Thursday, June 5, 2014

How Shall we then Love?

As I read Paul's third letter to the Corinthians (we know it as 1 Corinthians), I learn more about how leaders are supposed to love people. Of course, we know that Paul wrote the famous chapter 13 in here, but how did Paul express love? If everything is to be done in love or else it is meaningless, how can we know we are expressing that love?

Some will say that we are supposed to accept all people no matter what. But then I read chapter 5 and Paul teaches the church in Corinth that they need to remove the sexually immoral man from their congregation (1 Corinthians 5:2). Granted, he was sleeping with his stepmom, but Paul goes on to teach that a little bit of sin ruins the entire congregation (1 Corinthians 5:6). So in Paul's mind, loving believers correctly sometimes means that we rebuke them in their sin.

There seems to be this subtle movement in the church that is crying that we do not call people out in their sin. But if Jesus loved us enough and hated our sin enough to endure the wrath of God to deliver us from our sin, why would we ever say to a believer caught in sin, "it's okay?" We don't understand love correctly.

Now, let me also say this: we cannot hold unbelievers to the same standard. Loving them means pointing them to Jesus in the midst of their sin. We have to expect unbelievers to act like unbelievers (1 Corinthians 5:9-10). Jesus hung around with the worst of sinners by the world's standards. He loved them and didn't spend His time with them pointing out all of their faults all the time. He talked with them, asked them hard questions, pointed them to Himself and the Father and loved them well. But even with unbelievers, He still was not okay with their actions (see the woman at the well and Zacchaeus).

To understand love, we should look no further than the cross. In that moment (and in every moment) God's was displaying perfect justice along with perfect love. We tend to put justice and discipline on the opposite end of love and grace; we think they are opposed to each other. But in God, they find perfect harmony. Because Jesus is our example, we should also learn to love as He did.

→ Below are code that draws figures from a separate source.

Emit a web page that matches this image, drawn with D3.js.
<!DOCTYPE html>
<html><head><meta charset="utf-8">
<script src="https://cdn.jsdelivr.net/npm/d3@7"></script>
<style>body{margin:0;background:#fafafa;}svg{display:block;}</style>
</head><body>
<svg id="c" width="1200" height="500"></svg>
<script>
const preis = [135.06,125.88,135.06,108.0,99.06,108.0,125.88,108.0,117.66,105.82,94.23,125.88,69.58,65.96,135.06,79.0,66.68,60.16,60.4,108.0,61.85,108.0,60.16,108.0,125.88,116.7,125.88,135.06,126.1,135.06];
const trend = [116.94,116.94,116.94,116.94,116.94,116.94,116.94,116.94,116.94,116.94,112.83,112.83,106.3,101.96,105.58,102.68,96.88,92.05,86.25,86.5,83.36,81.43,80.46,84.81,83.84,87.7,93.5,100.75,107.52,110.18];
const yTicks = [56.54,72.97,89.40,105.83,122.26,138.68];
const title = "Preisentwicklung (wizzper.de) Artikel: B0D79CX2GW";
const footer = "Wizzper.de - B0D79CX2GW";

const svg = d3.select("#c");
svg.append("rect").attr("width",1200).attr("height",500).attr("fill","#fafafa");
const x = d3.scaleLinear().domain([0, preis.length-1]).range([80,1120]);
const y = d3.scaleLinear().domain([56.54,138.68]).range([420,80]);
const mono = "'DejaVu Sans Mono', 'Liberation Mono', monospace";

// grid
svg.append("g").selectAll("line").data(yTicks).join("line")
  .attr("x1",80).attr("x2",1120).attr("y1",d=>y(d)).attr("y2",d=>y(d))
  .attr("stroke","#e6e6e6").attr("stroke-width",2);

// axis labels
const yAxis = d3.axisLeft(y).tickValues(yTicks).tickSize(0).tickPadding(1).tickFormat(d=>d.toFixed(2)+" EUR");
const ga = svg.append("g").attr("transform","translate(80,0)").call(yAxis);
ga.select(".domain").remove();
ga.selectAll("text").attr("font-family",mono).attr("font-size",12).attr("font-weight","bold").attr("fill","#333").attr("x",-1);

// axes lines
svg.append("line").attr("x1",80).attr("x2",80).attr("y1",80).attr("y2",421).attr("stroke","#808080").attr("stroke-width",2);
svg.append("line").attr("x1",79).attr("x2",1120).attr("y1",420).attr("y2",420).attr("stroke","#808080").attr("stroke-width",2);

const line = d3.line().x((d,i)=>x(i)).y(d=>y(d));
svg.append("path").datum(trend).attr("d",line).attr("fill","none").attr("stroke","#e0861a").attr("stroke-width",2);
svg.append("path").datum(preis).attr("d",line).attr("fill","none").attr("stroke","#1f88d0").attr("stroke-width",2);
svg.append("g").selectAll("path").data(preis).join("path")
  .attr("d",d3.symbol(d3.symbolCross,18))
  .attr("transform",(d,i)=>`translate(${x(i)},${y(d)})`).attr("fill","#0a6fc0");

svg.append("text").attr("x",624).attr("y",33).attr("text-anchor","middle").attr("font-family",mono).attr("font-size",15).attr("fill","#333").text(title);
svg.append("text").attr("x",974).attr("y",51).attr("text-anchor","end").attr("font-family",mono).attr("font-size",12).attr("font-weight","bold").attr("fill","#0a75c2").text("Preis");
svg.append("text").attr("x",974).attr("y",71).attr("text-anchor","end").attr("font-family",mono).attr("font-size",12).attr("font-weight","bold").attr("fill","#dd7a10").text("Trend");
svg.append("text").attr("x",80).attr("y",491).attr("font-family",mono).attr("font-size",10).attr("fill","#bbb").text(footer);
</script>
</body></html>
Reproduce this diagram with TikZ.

You've probably heard the illustration before of a child walking into a crowded street and the parent loving them enough to not only grab them out of the street but disciplining them to know what they did was wrong. Not one single person would tell that parent they aren't being loving because they are sucking the child's fun away. Then why is it that we cannot love our brothers and sisters in Christ enough to snatch them out of their sin? Why is it that I am thought of as legalistic and unloving when I warn unbelievers that their sin is leading them to destruction?

Church, we have to learn that love "does not rejoice in wrongdoing but rejoices with the truth" (1 Corinthians 13:6). Let us not coddle those who are trapped in sin, but let us love them enough to point them to the Savior who paid a high price so they can be free from that sin that enslaves them.